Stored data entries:
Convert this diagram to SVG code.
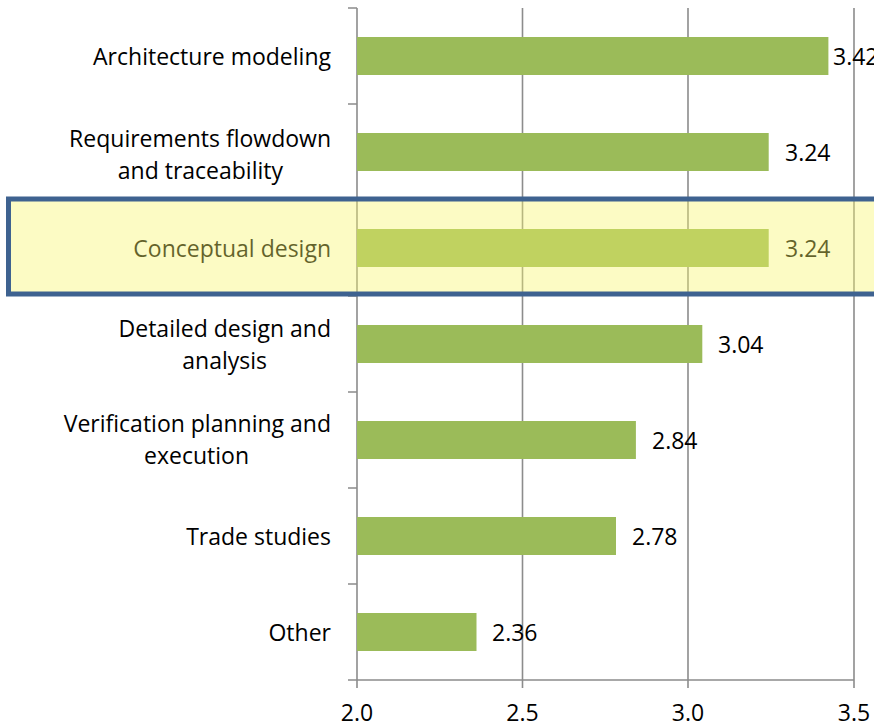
<svg xmlns="http://www.w3.org/2000/svg" width="874" height="725" viewBox="0 0 874 725">
<style>
.t{font-family:"Open Sans","Liberation Sans",sans-serif;font-size:23px;fill:#000}
.lab{text-anchor:end}
.ax{text-anchor:middle}
.bar{fill:#9BBB59}
.grid{stroke:#8C8C8C;stroke-width:1.6;fill:none}
</style>
<rect width="874" height="725" fill="#fff"/>
<g id="gridlines">
<path class="grid" d="M522.5 8V688M688 8V688M854 8V688"/>
</g>
<g id="axes">
<path class="grid" d="M357 8V688M348 680H854M348 8H357M348 104H357M348 200H357M348 296H357M348 392H357M348 488H357M348 584H357M348 680H357"/>
<text class="t ax" x="357" y="721">2.0</text>
<text class="t ax" x="522.5" y="721">2.5</text>
<text class="t ax" x="688" y="721">3.0</text>
<text class="t ax" x="854" y="721">3.5</text>
</g>
<g id="bar-architecture">
<rect class="bar" x="357" y="37" width="471.4" height="38"/>
<text class="t lab" x="331" y="65">Architecture modeling</text>
<text class="t" x="833" y="65">3.42</text>
</g>
<g id="bar-requirements">
<rect class="bar" x="357" y="133" width="411.7" height="38"/>
<text class="t lab" x="331" y="146.5">Requirements flowdown</text>
<text class="t lab" x="283" y="178.5">and traceability</text>
<text class="t" x="785" y="161">3.24</text>
</g>
<g id="bar-conceptual">
<rect class="bar" x="357" y="229" width="411.7" height="38"/>
<text class="t lab" x="331" y="257">Conceptual design</text>
<text class="t" x="785" y="257">3.24</text>
</g>
<g id="bar-detailed">
<rect class="bar" x="357" y="325" width="345.3" height="38"/>
<text class="t lab" x="331" y="337">Detailed design and</text>
<text class="t lab" x="267" y="369">analysis</text>
<text class="t" x="718" y="353">3.04</text>
</g>
<g id="bar-verification">
<rect class="bar" x="357" y="421" width="278.9" height="38"/>
<text class="t lab" x="331" y="432">Verification planning and</text>
<text class="t lab" x="249" y="464">execution</text>
<text class="t" x="652" y="449">2.84</text>
</g>
<g id="bar-trade">
<rect class="bar" x="357" y="517" width="259" height="38"/>
<text class="t lab" x="331" y="545">Trade studies</text>
<text class="t" x="632" y="545">2.78</text>
</g>
<g id="bar-other">
<rect class="bar" x="357" y="613" width="119.5" height="38"/>
<text class="t lab" x="331" y="641">Other</text>
<text class="t" x="492" y="641">2.36</text>
</g>
<g id="highlight">
<rect x="8.5" y="199" width="880" height="95" fill="#F8F46B" fill-opacity="0.4" stroke="#3E6290" stroke-width="5"/>
</g>
</svg>
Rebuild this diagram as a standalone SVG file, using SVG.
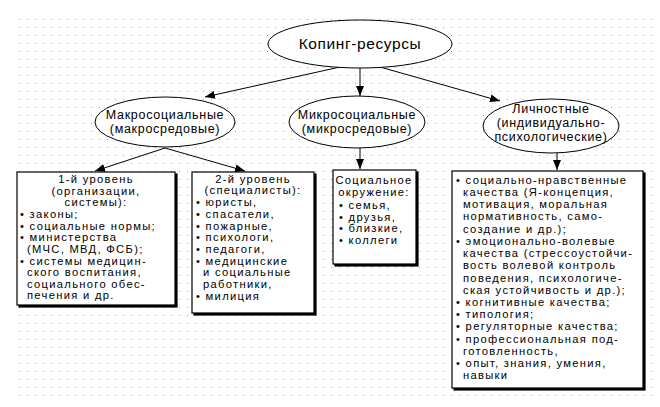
<svg xmlns="http://www.w3.org/2000/svg" width="660" height="407" viewBox="0 0 660 407">
<defs>
<pattern id="dots" x="0" y="0" width="8" height="8" patternUnits="userSpaceOnUse"><rect x="3" y="3" width="1" height="1" fill="#a8a8a8"/></pattern>
<marker id="ah" viewBox="0 0 10 8" refX="10" refY="4" markerWidth="10" markerHeight="8" orient="auto" markerUnits="userSpaceOnUse"><path d="M0,0 L10,4 L0,8 z" fill="#000"/></marker>
<filter id="sh" x="-5%" y="-5%" width="115%" height="115%"><feOffset dx="2" dy="2" in="SourceAlpha" result="o"/><feMerge><feMergeNode in="o"/><feMergeNode in="SourceGraphic"/></feMerge></filter>
</defs>
<style>
text{font-family:"Liberation Sans",Arial,sans-serif;font-size:11.2px;letter-spacing:1.3px;fill:#000}
.c{text-anchor:middle}
.n{fill:#fff;stroke:#000;stroke-width:1}
.b{fill:#fff;stroke:#000;stroke-width:1.2;filter:url(#sh)}
.e{font-size:12.5px;letter-spacing:0.7px}
line{stroke:#000;stroke-width:1;marker-end:url(#ah)}
</style>
<rect x="15" y="18" width="640" height="385" fill="#fff"/>
<rect x="15" y="18" width="640" height="385" fill="url(#dots)"/>
<g id="connectors">
<line x1="340" y1="67" x2="205" y2="97"/>
<line x1="360" y1="67" x2="360" y2="96"/>
<line x1="380" y1="67" x2="500" y2="101"/>
<line x1="165" y1="148" x2="95" y2="171"/>
<line x1="165" y1="148" x2="245" y2="171"/>
<line x1="360" y1="148" x2="360" y2="169"/>
<line x1="557" y1="153" x2="557" y2="170"/>
</g>
<g id="root"><ellipse class="n" cx="360" cy="44" rx="92" ry="24"/><text class="c" x="360" y="49" style="font-size:15.5px;letter-spacing:0.6px">Копинг-ресурсы</text></g>
<g id="macro"><ellipse class="n" cx="165" cy="122" rx="70" ry="25"/><text class="c e" x="165" y="119">Макросоциальные</text><text class="c e" x="165" y="133">(макросредовые)</text></g>
<g id="micro"><ellipse class="n" cx="357" cy="122" rx="68" ry="26"/><text class="c e" x="357" y="119">Микросоциальные</text><text class="c e" x="357" y="133">(микросредовые)</text></g>
<g id="personal"><ellipse class="n" cx="551" cy="126" rx="68" ry="27"/><text class="c e" x="551" y="113">Личностные</text><text class="c e" x="551" y="127">(индивидуально-</text><text class="c e" x="551" y="141">психологические)</text></g>
<g id="level1"><rect class="b" x="17" y="172" width="158" height="133"/>
<text class="c" x="96" y="183">1-й уровень</text><text class="c" x="96" y="195">(организации,</text><text class="c" x="96" y="206">системы):</text>
<text x="20" y="218">• законы;</text><text x="20" y="230">• социальные нормы;</text><text x="20" y="241">• министерства</text><text x="27" y="253">(МЧС, МВД, ФСБ);</text><text x="20" y="265">• системы медицин-</text><text x="27" y="276">ского воспитания,</text><text x="27" y="288">социального обес-</text><text x="27" y="299">печения и др.</text></g>
<g id="level2"><rect class="b" x="192" y="172" width="122" height="141"/>
<text class="c" x="253" y="183">2-й уровень</text><text class="c" x="253" y="194">(специалисты):</text>
<text x="196" y="206">• юристы,</text><text x="196" y="218">• спасатели,</text><text x="196" y="230">• пожарные,</text><text x="196" y="241">• психологи,</text><text x="196" y="253">• педагоги,</text><text x="196" y="265">• медицинские</text><text x="203" y="276">и социальные</text><text x="203" y="288">работники,</text><text x="196" y="300">• милиция</text></g>
<g id="social"><rect class="b" x="333" y="170" width="83" height="94"/>
<text class="c" x="374" y="184">Социальное</text><text class="c" x="374" y="196">окружение:</text>
<text x="339" y="209">• семья,</text><text x="339" y="221">• друзья,</text><text x="339" y="232">• близкие,</text><text x="339" y="244">• коллеги</text></g>
<g id="qualities"><rect class="b" x="452" y="171" width="191" height="217"/>
<text x="456" y="184">• социально-нравственные</text><text x="463" y="196">качества (Я-концепция,</text><text x="463" y="208">мотивация, моральная</text><text x="463" y="220">нормативность, само-</text><text x="463" y="233">создание и др.);</text>
<text x="456" y="245">• эмоционально-волевые</text><text x="463" y="257">качества (стрессоустойчи-</text><text x="463" y="269">вость волевой контроль</text><text x="463" y="282">поведения, психологиче-</text><text x="463" y="294">ская устойчивость и др.);</text>
<text x="456" y="306">• когнитивные качества;</text><text x="456" y="318">• типология;</text><text x="456" y="330">• регуляторные качества;</text><text x="456" y="343">• профессиональная под-</text><text x="463" y="355">готовленность,</text><text x="456" y="367">• опыт, знания, умения,</text><text x="463" y="379">навыки</text></g>
</svg>
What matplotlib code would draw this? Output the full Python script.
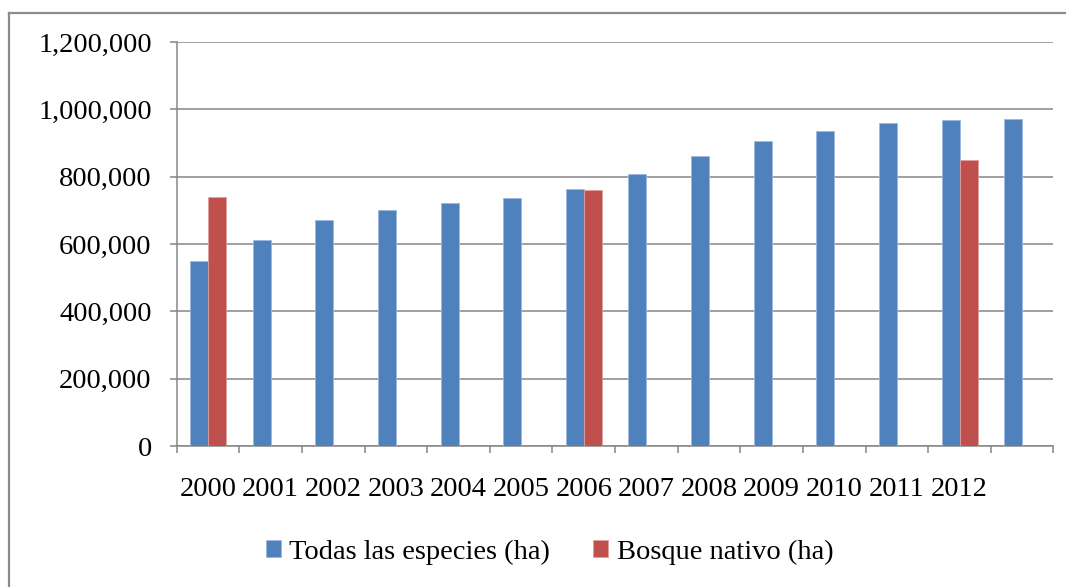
import matplotlib
matplotlib.use('Agg')
import matplotlib.pyplot as plt
from matplotlib.lines import Line2D
import numpy as np

# datos
anios = ['2000', '2001', '2002', '2003', '2004', '2005', '2006',
         '2007', '2008', '2009', '2010', '2011', '2012', '']
todas = [550000, 612000, 670000, 701000, 721000, 738000, 764000,
         808000, 861000, 907000, 936000, 959000, 968000, 971000]
nativo = [740000, None, None, None, None, None, 760000,
          None, None, None, None, None, 849000, None]

azul = '#4F81BD'
rojo = '#C0504D'
gris = '#868686'

plt.rcParams['font.family'] = ['Liberation Serif', 'DejaVu Serif']

W, H = 1066, 587
fig = plt.figure(figsize=(W / 100, H / 100), dpi=100)
ax = fig.add_axes([176.7 / W, 1 - 446 / H, (1053.5 - 176.7) / W, (446 - 42) / H])

x = np.arange(len(anios))
ancho = 0.287
ax.bar(x - ancho / 2, todas, ancho, color=azul, edgecolor='#9DB9DE', linewidth=0.6,
       label='Todas las especies (ha)', zorder=3)
xn = [i for i, v in enumerate(nativo) if v is not None]
vn = [v for v in nativo if v is not None]
ax.bar(np.array(xn) + ancho / 2, vn, ancho, color=rojo, edgecolor='#E0A09E', linewidth=0.6,
       label='Bosque nativo (ha)', zorder=3)

ax.set_xlim(-0.5, len(anios) - 0.5)
ax.set_ylim(0, 1200000)
ax.set_yticks(range(0, 1200001, 200000))
ax.set_yticklabels([f'{v:,}' for v in range(0, 1200001, 200000)], fontsize=20.5)
ax.yaxis.grid(True, color=gris, linewidth=1.1, zorder=0)

ax.set_xticks(x)
ax.set_xticklabels(anios, fontsize=20.5)
ax.set_xticks(np.arange(-0.5, len(anios)), minor=True)
ax.tick_params(axis='x', which='major', length=0, pad=22.5)
ax.tick_params(axis='x', which='minor', length=5, width=1.1, color=gris, direction='out')
ax.tick_params(axis='y', length=5, width=1.1, color=gris, pad=13)

for s in ['top', 'right']:
    ax.spines[s].set_visible(False)
for s in ['left', 'bottom']:
    ax.spines[s].set_color(gris)
    ax.spines[s].set_linewidth(1.1)

# marco exterior (cortado a la derecha y abajo)
fig.add_artist(Line2D([8.5 / W, 1.0], [1 - 12.5 / H, 1 - 12.5 / H], transform=fig.transFigure,
                      color='#8C8C8C', linewidth=1.6))
fig.add_artist(Line2D([8.5 / W, 8.5 / W], [1 - 12.5 / H, 0.0], transform=fig.transFigure,
                      color='#8C8C8C', linewidth=1.6))

fig.legend(loc='center', bbox_to_anchor=(549.5 / W, 1 - 552 / H), ncol=2, frameon=False,
           fontsize=20.5, handlelength=0.53, handleheight=0.53, handletextpad=0.3,
           columnspacing=1.5)

fig.savefig('out.png', dpi=100)
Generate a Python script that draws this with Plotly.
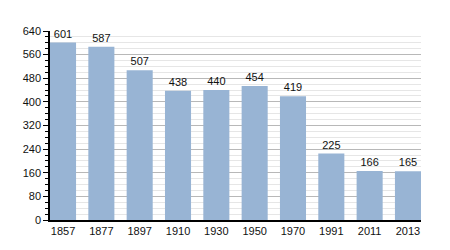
import plotly.graph_objects as go

years = ["1857", "1877", "1897", "1910", "1930", "1950", "1970", "1991", "2011", "2013"]
population = [601, 587, 507, 438, 440, 454, 419, 225, 166, 165]
y_ticks = [0, 80, 160, 240, 320, 400, 480, 560, 640]

fig = go.Figure()
fig.add_trace(go.Bar(
    x=years, y=population,
    marker=dict(color="#98b4d4", line=dict(width=0)),
    text=[str(v) for v in population], textposition="outside",
    textfont=dict(family="Liberation Sans, Arial", size=11, color="#111"),
    cliponaxis=False,
))
fig.update_layout(
    width=450, height=250,
    margin=dict(l=50, r=29, t=31, b=30),
    paper_bgcolor="white", plot_bgcolor="white",
    bargap=0.32, showlegend=False,
    font=dict(family="Liberation Sans, Arial", size=11, color="#111"),
)
fig.update_xaxes(
    type="category", range=[-0.34, 9.34],
    showline=True, linecolor="#000", linewidth=1.5,
    ticks="", tickfont=dict(size=11), showgrid=False,
)
fig.update_yaxes(
    range=[0, 640], tickvals=y_ticks, ticks="outside", ticklen=5, tickcolor="#000",
    showline=True, linecolor="#000", linewidth=1.5,
    showgrid=True, gridcolor="#b8b8b8", gridwidth=1,
    minor=dict(dtick=20, ticks="outside", ticklen=3, tickcolor="#000",
               showgrid=True, gridcolor="#e6e6e6", gridwidth=1),
    zeroline=False, tickfont=dict(size=11),
)
fig.write_html("out.html")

- _TASK DIRECTIONS_:
Look above for the line with "What matplotlib code" and copy exactly from it through the line with "ax = fig.add_axes([176.7", both included. Omit the pictures.

- _COMPLETE OUTPUT_:
What matplotlib code would draw this? Output the full Python script.
import matplotlib
matplotlib.use('Agg')
import matplotlib.pyplot as plt
from matplotlib.lines import Line2D
import numpy as np

# datos
anios = ['2000', '2001', '2002', '2003', '2004', '2005', '2006',
         '2007', '2008', '2009', '2010', '2011', '2012', '']
todas = [550000, 612000, 670000, 701000, 721000, 738000, 764000,
         808000, 861000, 907000, 936000, 959000, 968000, 971000]
nativo = [740000, None, None, None, None, None, 760000,
          None, None, None, None, None, 849000, None]

azul = '#4F81BD'
rojo = '#C0504D'
gris = '#868686'

plt.rcParams['font.family'] = ['Liberation Serif', 'DejaVu Serif']

W, H = 1066, 587
fig = plt.figure(figsize=(W / 100, H / 100), dpi=100)
ax = fig.add_axes([176.7 / W, 1 - 446 / H, (1053.5 - 176.7) / W, (446 - 42) / H])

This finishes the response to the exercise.